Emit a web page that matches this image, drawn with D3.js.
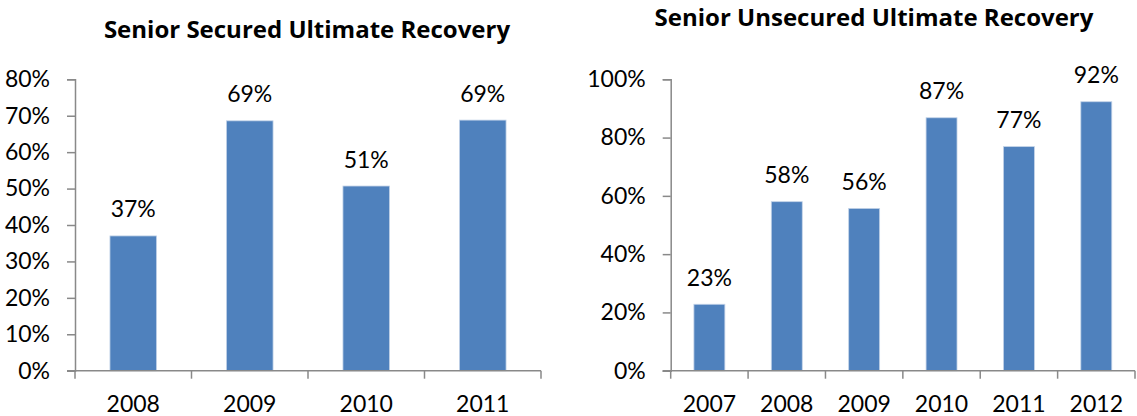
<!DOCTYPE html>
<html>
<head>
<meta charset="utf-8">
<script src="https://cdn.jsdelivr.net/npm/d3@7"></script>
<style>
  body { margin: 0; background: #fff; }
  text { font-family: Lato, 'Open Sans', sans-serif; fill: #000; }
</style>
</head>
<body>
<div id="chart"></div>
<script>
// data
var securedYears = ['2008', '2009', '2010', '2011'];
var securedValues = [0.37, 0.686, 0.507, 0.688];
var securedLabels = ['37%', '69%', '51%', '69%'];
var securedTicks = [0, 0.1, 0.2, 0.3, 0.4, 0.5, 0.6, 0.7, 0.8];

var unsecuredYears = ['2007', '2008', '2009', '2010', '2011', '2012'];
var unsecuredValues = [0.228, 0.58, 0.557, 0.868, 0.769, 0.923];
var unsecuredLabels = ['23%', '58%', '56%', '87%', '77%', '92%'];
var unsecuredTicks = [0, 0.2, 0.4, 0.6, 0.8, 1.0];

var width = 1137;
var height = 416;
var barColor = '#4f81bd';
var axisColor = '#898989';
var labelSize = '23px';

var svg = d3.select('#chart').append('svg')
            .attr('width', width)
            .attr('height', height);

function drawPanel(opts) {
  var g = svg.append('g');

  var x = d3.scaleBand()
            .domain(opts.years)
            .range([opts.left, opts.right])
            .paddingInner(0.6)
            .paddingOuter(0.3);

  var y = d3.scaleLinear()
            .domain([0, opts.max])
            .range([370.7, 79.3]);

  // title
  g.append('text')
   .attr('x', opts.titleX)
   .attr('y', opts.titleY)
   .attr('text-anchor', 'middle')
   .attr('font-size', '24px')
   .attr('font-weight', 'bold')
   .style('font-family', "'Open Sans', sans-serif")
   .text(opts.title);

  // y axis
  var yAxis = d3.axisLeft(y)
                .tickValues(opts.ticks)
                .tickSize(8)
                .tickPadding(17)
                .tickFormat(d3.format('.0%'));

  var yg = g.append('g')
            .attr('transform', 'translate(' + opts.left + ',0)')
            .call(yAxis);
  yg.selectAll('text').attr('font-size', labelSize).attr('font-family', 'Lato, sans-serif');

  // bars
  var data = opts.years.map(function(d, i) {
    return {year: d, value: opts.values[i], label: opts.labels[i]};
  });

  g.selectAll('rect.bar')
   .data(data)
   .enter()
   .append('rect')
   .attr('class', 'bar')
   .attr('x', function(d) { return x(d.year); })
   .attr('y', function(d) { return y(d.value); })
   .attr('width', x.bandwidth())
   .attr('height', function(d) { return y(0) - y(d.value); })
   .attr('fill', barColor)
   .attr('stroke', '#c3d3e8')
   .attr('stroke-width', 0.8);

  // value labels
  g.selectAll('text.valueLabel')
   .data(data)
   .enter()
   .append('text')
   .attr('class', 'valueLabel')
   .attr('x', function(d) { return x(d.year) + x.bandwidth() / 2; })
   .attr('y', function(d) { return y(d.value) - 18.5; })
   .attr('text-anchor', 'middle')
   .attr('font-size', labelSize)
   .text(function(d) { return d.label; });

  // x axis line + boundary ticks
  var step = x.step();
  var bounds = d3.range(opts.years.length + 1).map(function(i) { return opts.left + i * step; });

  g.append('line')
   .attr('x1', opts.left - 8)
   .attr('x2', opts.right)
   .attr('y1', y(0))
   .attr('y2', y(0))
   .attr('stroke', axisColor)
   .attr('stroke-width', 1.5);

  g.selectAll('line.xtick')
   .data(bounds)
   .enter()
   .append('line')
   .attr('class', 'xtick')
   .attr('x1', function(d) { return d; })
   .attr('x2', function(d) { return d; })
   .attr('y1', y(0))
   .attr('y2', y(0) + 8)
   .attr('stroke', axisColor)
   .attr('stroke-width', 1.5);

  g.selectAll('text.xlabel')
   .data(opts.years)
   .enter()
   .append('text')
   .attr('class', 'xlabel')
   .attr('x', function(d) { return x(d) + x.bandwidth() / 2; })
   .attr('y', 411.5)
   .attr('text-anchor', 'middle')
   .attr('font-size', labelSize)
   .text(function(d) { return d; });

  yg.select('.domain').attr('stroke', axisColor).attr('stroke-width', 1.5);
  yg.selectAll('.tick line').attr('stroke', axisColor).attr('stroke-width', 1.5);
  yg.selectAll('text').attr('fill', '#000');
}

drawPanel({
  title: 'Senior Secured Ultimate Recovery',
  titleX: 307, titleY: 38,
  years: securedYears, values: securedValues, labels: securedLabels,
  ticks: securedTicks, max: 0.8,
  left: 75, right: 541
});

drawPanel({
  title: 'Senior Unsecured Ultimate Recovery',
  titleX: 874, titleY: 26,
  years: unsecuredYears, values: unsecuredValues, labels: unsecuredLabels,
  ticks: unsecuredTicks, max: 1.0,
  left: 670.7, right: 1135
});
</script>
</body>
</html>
■ ■ ■ ■ ■
- _DIRECTION_: Leave out the pictures and repeat the lines from the start of the material through the line with "var labelSize = '23px';", inclusive.

- _WRITTEN SOLUTION_:
Emit a web page that matches this image, drawn with D3.js.
<!DOCTYPE html>
<html>
<head>
<meta charset="utf-8">
<script src="https://cdn.jsdelivr.net/npm/d3@7"></script>
<style>
  body { margin: 0; background: #fff; }
  text { font-family: Lato, 'Open Sans', sans-serif; fill: #000; }
</style>
</head>
<body>
<div id="chart"></div>
<script>
// data
var securedYears = ['2008', '2009', '2010', '2011'];
var securedValues = [0.37, 0.686, 0.507, 0.688];
var securedLabels = ['37%', '69%', '51%', '69%'];
var securedTicks = [0, 0.1, 0.2, 0.3, 0.4, 0.5, 0.6, 0.7, 0.8];

var unsecuredYears = ['2007', '2008', '2009', '2010', '2011', '2012'];
var unsecuredValues = [0.228, 0.58, 0.557, 0.868, 0.769, 0.923];
var unsecuredLabels = ['23%', '58%', '56%', '87%', '77%', '92%'];
var unsecuredTicks = [0, 0.2, 0.4, 0.6, 0.8, 1.0];

var width = 1137;
var height = 416;
var barColor = '#4f81bd';
var axisColor = '#898989';
var labelSize = '23px';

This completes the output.